## STORED DATA:
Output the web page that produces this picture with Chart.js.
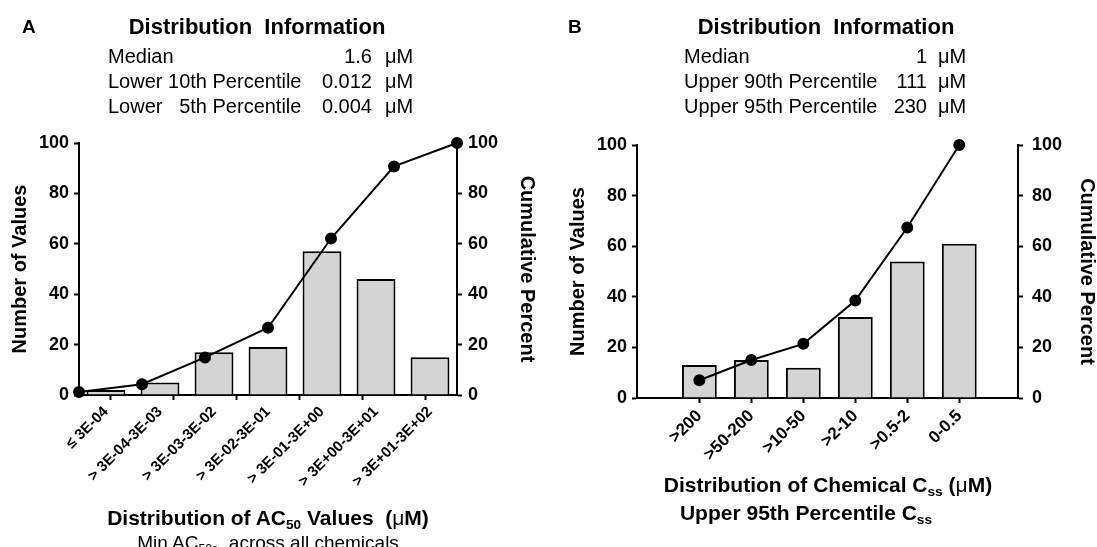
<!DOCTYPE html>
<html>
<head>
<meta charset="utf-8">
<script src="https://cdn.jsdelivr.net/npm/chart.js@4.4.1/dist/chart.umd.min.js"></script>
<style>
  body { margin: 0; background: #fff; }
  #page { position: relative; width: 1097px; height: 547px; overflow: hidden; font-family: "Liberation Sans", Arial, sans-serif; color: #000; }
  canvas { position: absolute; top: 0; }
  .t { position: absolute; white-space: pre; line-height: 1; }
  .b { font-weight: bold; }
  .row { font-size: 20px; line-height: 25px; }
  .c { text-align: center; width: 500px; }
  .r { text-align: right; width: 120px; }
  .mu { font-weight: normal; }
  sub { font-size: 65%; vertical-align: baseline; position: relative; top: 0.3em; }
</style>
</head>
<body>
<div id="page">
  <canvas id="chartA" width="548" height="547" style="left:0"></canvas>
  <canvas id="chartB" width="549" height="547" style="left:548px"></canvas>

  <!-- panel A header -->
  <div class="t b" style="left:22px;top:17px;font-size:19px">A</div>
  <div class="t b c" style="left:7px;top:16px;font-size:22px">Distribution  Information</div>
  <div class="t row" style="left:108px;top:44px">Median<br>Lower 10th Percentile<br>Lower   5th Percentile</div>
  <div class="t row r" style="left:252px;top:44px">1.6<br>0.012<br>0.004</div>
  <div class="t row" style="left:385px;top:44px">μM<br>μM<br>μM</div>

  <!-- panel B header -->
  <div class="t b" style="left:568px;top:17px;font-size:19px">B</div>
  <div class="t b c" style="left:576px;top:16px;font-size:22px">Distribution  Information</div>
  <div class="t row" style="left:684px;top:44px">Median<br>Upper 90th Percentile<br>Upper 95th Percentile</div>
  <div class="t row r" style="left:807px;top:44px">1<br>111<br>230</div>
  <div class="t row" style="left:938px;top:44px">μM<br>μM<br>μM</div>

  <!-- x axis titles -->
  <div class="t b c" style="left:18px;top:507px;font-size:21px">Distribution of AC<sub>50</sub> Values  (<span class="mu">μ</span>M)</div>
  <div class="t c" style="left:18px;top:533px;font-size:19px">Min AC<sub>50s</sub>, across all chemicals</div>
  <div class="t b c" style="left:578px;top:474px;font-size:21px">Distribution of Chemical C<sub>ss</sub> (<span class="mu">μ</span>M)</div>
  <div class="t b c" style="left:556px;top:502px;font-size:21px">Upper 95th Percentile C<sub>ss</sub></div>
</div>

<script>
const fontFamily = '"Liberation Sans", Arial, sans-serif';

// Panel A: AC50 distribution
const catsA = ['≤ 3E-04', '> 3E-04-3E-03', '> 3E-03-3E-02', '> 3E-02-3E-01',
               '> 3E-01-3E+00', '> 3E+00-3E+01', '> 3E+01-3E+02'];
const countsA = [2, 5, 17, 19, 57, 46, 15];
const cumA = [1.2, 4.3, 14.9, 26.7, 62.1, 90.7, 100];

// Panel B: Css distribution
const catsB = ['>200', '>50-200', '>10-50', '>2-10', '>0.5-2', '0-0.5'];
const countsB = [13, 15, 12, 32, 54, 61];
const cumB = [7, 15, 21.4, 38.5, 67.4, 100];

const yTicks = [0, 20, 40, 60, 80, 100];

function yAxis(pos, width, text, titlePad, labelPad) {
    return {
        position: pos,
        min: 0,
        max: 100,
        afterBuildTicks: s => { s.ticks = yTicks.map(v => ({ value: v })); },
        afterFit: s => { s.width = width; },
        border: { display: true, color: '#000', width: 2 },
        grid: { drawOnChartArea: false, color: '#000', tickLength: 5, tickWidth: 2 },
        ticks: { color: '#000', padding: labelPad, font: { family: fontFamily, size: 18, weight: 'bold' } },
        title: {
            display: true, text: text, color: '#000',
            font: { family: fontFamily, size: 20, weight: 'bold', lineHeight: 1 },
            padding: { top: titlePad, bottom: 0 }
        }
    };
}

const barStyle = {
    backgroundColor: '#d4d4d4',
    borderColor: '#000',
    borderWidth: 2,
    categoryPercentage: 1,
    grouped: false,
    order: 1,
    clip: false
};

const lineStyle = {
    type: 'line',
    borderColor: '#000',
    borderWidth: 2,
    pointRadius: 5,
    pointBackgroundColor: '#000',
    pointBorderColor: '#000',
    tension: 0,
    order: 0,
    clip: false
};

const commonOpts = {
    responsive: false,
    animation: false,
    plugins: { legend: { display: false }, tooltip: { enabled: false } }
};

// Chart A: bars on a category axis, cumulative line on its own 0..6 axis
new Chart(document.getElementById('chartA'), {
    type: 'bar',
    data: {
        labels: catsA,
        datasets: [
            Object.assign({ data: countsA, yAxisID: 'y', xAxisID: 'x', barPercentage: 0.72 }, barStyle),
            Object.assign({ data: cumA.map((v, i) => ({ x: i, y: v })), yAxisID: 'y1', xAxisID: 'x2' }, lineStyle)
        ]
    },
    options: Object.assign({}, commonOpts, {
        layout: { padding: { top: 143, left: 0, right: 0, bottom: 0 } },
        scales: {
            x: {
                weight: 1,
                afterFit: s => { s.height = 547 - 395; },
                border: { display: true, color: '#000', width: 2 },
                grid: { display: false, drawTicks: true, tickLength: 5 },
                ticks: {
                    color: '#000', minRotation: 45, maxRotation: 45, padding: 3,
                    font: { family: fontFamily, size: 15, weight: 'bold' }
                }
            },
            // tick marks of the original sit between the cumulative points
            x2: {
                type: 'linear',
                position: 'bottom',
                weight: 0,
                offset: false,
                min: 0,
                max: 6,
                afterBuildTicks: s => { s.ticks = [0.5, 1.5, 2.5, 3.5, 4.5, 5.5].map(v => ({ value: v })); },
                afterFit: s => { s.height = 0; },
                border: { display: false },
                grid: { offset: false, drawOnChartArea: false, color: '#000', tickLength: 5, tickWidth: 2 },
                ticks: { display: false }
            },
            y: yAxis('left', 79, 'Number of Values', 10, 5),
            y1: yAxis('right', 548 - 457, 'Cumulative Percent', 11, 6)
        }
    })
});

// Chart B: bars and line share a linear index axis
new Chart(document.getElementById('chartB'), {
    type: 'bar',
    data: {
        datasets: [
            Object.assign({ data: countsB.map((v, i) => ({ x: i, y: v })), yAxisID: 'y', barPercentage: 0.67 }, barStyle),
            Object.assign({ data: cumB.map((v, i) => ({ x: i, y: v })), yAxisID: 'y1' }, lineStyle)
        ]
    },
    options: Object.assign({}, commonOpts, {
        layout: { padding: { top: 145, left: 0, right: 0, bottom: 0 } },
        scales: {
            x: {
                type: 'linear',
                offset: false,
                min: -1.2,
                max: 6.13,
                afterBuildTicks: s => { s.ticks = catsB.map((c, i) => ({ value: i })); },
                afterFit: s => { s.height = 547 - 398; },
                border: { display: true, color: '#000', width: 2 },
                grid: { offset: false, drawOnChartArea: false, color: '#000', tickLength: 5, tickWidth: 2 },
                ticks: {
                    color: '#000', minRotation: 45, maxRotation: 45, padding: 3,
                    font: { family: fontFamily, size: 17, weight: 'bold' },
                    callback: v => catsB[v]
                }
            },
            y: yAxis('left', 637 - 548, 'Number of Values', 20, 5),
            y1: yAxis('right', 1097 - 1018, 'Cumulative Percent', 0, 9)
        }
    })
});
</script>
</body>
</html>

## REQUIREMENT:
Copy all the lines of data exactly as they appear, dropping any images.

## SOLUTION TO THIS TASK:
Output the web page that produces this picture with Chart.js.
<!DOCTYPE html>
<html>
<head>
<meta charset="utf-8">
<script src="https://cdn.jsdelivr.net/npm/chart.js@4.4.1/dist/chart.umd.min.js"></script>
<style>
  body { margin: 0; background: #fff; }
  #page { position: relative; width: 1097px; height: 547px; overflow: hidden; font-family: "Liberation Sans", Arial, sans-serif; color: #000; }
  canvas { position: absolute; top: 0; }
  .t { position: absolute; white-space: pre; line-height: 1; }
  .b { font-weight: bold; }
  .row { font-size: 20px; line-height: 25px; }
  .c { text-align: center; width: 500px; }
  .r { text-align: right; width: 120px; }
  .mu { font-weight: normal; }
  sub { font-size: 65%; vertical-align: baseline; position: relative; top: 0.3em; }
</style>
</head>
<body>
<div id="page">
  <canvas id="chartA" width="548" height="547" style="left:0"></canvas>
  <canvas id="chartB" width="549" height="547" style="left:548px"></canvas>

  <!-- panel A header -->
  <div class="t b" style="left:22px;top:17px;font-size:19px">A</div>
  <div class="t b c" style="left:7px;top:16px;font-size:22px">Distribution  Information</div>
  <div class="t row" style="left:108px;top:44px">Median<br>Lower 10th Percentile<br>Lower   5th Percentile</div>
  <div class="t row r" style="left:252px;top:44px">1.6<br>0.012<br>0.004</div>
  <div class="t row" style="left:385px;top:44px">μM<br>μM<br>μM</div>

  <!-- panel B header -->
  <div class="t b" style="left:568px;top:17px;font-size:19px">B</div>
  <div class="t b c" style="left:576px;top:16px;font-size:22px">Distribution  Information</div>
  <div class="t row" style="left:684px;top:44px">Median<br>Upper 90th Percentile<br>Upper 95th Percentile</div>
  <div class="t row r" style="left:807px;top:44px">1<br>111<br>230</div>
  <div class="t row" style="left:938px;top:44px">μM<br>μM<br>μM</div>

  <!-- x axis titles -->
  <div class="t b c" style="left:18px;top:507px;font-size:21px">Distribution of AC<sub>50</sub> Values  (<span class="mu">μ</span>M)</div>
  <div class="t c" style="left:18px;top:533px;font-size:19px">Min AC<sub>50s</sub>, across all chemicals</div>
  <div class="t b c" style="left:578px;top:474px;font-size:21px">Distribution of Chemical C<sub>ss</sub> (<span class="mu">μ</span>M)</div>
  <div class="t b c" style="left:556px;top:502px;font-size:21px">Upper 95th Percentile C<sub>ss</sub></div>
</div>

<script>
const fontFamily = '"Liberation Sans", Arial, sans-serif';

// Panel A: AC50 distribution
const catsA = ['≤ 3E-04', '> 3E-04-3E-03', '> 3E-03-3E-02', '> 3E-02-3E-01',
               '> 3E-01-3E+00', '> 3E+00-3E+01', '> 3E+01-3E+02'];
const countsA = [2, 5, 17, 19, 57, 46, 15];
const cumA = [1.2, 4.3, 14.9, 26.7, 62.1, 90.7, 100];

// Panel B: Css distribution
const catsB = ['>200', '>50-200', '>10-50', '>2-10', '>0.5-2', '0-0.5'];
const countsB = [13, 15, 12, 32, 54, 61];
const cumB = [7, 15, 21.4, 38.5, 67.4, 100];

const yTicks = [0, 20, 40, 60, 80, 100];

function yAxis(pos, width, text, titlePad, labelPad) {
    return {
        position: pos,
        min: 0,
        max: 100,
        afterBuildTicks: s => { s.ticks = yTicks.map(v => ({ value: v })); },
        afterFit: s => { s.width = width; },
        border: { display: true, color: '#000', width: 2 },
        grid: { drawOnChartArea: false, color: '#000', tickLength: 5, tickWidth: 2 },
        ticks: { color: '#000', padding: labelPad, font: { family: fontFamily, size: 18, weight: 'bold' } },
        title: {
            display: true, text: text, color: '#000',
            font: { family: fontFamily, size: 20, weight: 'bold', lineHeight: 1 },
            padding: { top: titlePad, bottom: 0 }
        }
    };
}

const barStyle = {
    backgroundColor: '#d4d4d4',
    borderColor: '#000',
    borderWidth: 2,
    categoryPercentage: 1,
    grouped: false,
    order: 1,
    clip: false
};

const lineStyle = {
    type: 'line',
    borderColor: '#000',
    borderWidth: 2,
    pointRadius: 5,
    pointBackgroundColor: '#000',
    pointBorderColor: '#000',
    tension: 0,
    order: 0,
    clip: false
};

const commonOpts = {
    responsive: false,
    animation: false,
    plugins: { legend: { display: false }, tooltip: { enabled: false } }
};

// Chart A: bars on a category axis, cumulative line on its own 0..6 axis
new Chart(document.getElementById('chartA'), {
    type: 'bar',
    data: {
        labels: catsA,
        datasets: [
            Object.assign({ data: countsA, yAxisID: 'y', xAxisID: 'x', barPercentage: 0.72 }, barStyle),
            Object.assign({ data: cumA.map((v, i) => ({ x: i, y: v })), yAxisID: 'y1', xAxisID: 'x2' }, lineStyle)
        ]
    },
    options: Object.assign({}, commonOpts, {
        layout: { padding: { top: 143, left: 0, right: 0, bottom: 0 } },
        scales: {
            x: {
                weight: 1,
                afterFit: s => { s.height = 547 - 395; },
                border: { display: true, color: '#000', width: 2 },
                grid: { display: false, drawTicks: true, tickLength: 5 },
                ticks: {
                    color: '#000', minRotation: 45, maxRotation: 45, padding: 3,
                    font: { family: fontFamily, size: 15, weight: 'bold' }
                }
            },
            // tick marks of the original sit between the cumulative points
            x2: {
                type: 'linear',
                position: 'bottom',
                weight: 0,
                offset: false,
                min: 0,
                max: 6,
                afterBuildTicks: s => { s.ticks = [0.5, 1.5, 2.5, 3.5, 4.5, 5.5].map(v => ({ value: v })); },
                afterFit: s => { s.height = 0; },
                border: { display: false },
                grid: { offset: false, drawOnChartArea: false, color: '#000', tickLength: 5, tickWidth: 2 },
                ticks: { display: false }
            },
            y: yAxis('left', 79, 'Number of Values', 10, 5),
            y1: yAxis('right', 548 - 457, 'Cumulative Percent', 11, 6)
        }
    })
});

// Chart B: bars and line share a linear index axis
new Chart(document.getElementById('chartB'), {
    type: 'bar',
    data: {
        datasets: [
            Object.assign({ data: countsB.map((v, i) => ({ x: i, y: v })), yAxisID: 'y', barPercentage: 0.67 }, barStyle),
            Object.assign({ data: cumB.map((v, i) => ({ x: i, y: v })), yAxisID: 'y1' }, lineStyle)
        ]
    },
    options: Object.assign({}, commonOpts, {
        layout: { padding: { top: 145, left: 0, right: 0, bottom: 0 } },
        scales: {
            x: {
                type: 'linear',
                offset: false,
                min: -1.2,
                max: 6.13,
                afterBuildTicks: s => { s.ticks = catsB.map((c, i) => ({ value: i })); },
                afterFit: s => { s.height = 547 - 398; },
                border: { display: true, color: '#000', width: 2 },
                grid: { offset: false, drawOnChartArea: false, color: '#000', tickLength: 5, tickWidth: 2 },
                ticks: {
                    color: '#000', minRotation: 45, maxRotation: 45, padding: 3,
                    font: { family: fontFamily, size: 17, weight: 'bold' },
                    callback: v => catsB[v]
                }
            },
            y: yAxis('left', 637 - 548, 'Number of Values', 20, 5),
            y1: yAxis('right', 1097 - 1018, 'Cumulative Percent', 0, 9)
        }
    })
});
</script>
</body>
</html>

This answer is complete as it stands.